Professor Quentin Williams is Director of the Centre for Multilingualism and Diversities Research (CMDR) and an Associate Professor of Sociolinguistics in the Linguistics Department at the University of the Western Cape (UWC). He is also the Ghent Visiting Professor (Leerstoel Houer) at the Centre for Afrikaans and the study of South Africa at Ghent University (Belgium) (2020/2021).

He has published journal articles, book chapters and Op-Ed pieces on the performance and practice of multilingualism, race, Hip Hop, language activism, Afrikaaps, and linguistic citizenship in South Africa.He is Co-editor of the journal Multilingual Margins: a journal of Multilingualism from the periphery, and his most recent book is Neva Again: Hip Hop Art, Activism and Education in post-apartheid South Africa (HSRC Press, 2019, with Adam Haupt, H Samy Alim and Emile YX?).

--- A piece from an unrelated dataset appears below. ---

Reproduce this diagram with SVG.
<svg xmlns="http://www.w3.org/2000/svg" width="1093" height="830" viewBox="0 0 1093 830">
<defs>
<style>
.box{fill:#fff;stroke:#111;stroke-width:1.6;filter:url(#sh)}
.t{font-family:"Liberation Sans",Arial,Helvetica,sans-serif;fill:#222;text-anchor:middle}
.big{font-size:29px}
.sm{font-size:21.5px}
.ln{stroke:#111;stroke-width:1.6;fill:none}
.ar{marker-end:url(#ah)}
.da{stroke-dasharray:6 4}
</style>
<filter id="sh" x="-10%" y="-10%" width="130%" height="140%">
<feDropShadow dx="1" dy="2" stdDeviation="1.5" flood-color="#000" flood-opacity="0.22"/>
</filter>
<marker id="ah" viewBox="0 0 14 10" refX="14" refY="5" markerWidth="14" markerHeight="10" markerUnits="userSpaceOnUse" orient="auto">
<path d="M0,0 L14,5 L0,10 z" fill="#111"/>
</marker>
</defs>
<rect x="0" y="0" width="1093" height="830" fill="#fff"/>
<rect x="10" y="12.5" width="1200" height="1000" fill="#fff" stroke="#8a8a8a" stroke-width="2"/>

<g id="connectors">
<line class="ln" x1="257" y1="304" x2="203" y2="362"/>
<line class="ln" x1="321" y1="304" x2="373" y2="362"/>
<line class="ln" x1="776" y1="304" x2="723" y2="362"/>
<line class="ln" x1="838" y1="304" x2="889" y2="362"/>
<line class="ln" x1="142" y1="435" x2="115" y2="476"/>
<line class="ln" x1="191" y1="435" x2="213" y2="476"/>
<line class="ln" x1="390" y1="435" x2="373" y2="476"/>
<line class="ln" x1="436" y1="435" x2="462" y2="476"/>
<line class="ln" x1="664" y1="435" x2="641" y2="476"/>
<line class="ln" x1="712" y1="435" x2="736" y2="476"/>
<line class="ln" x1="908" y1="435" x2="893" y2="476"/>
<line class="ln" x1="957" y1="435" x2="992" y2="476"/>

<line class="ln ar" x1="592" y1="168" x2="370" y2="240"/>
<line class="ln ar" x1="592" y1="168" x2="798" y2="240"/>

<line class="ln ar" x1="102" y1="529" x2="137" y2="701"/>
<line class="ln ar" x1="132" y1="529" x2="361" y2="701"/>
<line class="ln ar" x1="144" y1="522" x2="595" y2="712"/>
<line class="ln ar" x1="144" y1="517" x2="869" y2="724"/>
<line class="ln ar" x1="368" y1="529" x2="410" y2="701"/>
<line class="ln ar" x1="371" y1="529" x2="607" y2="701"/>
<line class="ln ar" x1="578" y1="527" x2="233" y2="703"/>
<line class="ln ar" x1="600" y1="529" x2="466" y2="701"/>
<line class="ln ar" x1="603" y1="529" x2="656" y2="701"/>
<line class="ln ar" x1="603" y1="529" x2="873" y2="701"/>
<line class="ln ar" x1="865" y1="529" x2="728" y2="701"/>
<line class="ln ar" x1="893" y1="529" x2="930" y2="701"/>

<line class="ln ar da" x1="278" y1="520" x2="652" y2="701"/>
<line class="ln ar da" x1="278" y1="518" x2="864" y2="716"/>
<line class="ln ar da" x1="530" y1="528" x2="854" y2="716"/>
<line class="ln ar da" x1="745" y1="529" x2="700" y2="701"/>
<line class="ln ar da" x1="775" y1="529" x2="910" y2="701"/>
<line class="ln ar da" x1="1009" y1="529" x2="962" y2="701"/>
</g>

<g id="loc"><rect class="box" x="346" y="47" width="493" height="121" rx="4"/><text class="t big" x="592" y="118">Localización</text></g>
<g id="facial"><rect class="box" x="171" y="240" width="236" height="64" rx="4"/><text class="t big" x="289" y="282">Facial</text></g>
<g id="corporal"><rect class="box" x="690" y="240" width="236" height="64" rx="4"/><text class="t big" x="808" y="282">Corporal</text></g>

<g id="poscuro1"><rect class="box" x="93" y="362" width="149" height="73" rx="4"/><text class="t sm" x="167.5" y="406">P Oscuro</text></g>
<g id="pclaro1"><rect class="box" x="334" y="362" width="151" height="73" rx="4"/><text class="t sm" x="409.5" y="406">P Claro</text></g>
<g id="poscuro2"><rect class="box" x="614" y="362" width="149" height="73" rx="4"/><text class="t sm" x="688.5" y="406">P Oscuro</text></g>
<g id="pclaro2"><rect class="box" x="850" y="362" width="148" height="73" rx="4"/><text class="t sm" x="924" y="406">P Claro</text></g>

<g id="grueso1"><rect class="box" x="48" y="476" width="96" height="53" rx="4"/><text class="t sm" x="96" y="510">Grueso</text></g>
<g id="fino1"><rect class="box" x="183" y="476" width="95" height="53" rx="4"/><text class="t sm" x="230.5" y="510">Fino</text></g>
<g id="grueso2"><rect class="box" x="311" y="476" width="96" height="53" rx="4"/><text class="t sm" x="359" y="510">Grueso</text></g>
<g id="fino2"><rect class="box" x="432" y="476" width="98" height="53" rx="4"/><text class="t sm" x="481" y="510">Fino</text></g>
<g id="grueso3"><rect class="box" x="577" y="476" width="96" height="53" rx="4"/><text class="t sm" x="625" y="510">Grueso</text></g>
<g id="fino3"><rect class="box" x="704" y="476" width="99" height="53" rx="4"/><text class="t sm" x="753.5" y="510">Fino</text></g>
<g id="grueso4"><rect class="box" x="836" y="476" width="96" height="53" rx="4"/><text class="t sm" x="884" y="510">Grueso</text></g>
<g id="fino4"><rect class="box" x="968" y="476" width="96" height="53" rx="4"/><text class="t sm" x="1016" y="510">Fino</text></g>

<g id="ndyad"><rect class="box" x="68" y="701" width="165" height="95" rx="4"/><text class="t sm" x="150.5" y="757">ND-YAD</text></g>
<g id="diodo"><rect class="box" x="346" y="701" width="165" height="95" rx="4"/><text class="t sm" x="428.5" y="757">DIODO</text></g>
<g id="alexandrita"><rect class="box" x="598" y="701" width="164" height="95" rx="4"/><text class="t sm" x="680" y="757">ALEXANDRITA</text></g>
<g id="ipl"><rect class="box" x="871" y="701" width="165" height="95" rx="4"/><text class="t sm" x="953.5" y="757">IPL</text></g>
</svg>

He is also author of Making Sense of People and Place in Linguistic Landscapes (Bloomsbury, 2018, with Amiena Peck and Christopher Stroud) and Remix Multilingualism (Bloomsbury Press, 2017).

“For decades, Hip Hop culture has redefined the sonic landscape, musical genres, pop culture and identity politics. Hip Hop has come to define not only what it means to be cool -the clothes we wear, the cars we drive and the beverages we drink. It’s even in our activism. Hip Hop has provided a form of rear-guard activism in South Africa, from helping to fight apartheid to expressing struggles against poverty, drugs and worse.”

Quentin Williams, the eldest of four boys, grew up in Bishop Lavis. He never thought he would enrol at a university because his family could not afford it. And he never imagined he would leave the working class entrapments of Bishop Lavis. But he did.

Now Williams is a senior lecturer in the Linguistics Department at UWC. He’s a sociocultural linguist working on extending an approach to multilingualism, culture and society, postcolonial pop culture, and linguistic agency in South Africa and beyond. He performs academic research and writes journal articles.

He’s also really into Hip Hop. He’s written articles about it. He’s written books about it. And now he’s joined with three more of South Africa’s foremost Hip Hop scholars to bring about the ultimate collab.

Neva Again: Hip Hop Art, Activism and Education in Post-Apartheid South Africa is the culmination of decades of work on Hip Hop culture and Hip Hop activism in South Africa. Edited by Adam Haupt, Quentin Williams, H Samy Alim & Emile Jansen, it speaks to the emergence and development of a unique style of Hip Hop activism in the Western and Eastern Capes of South Africa.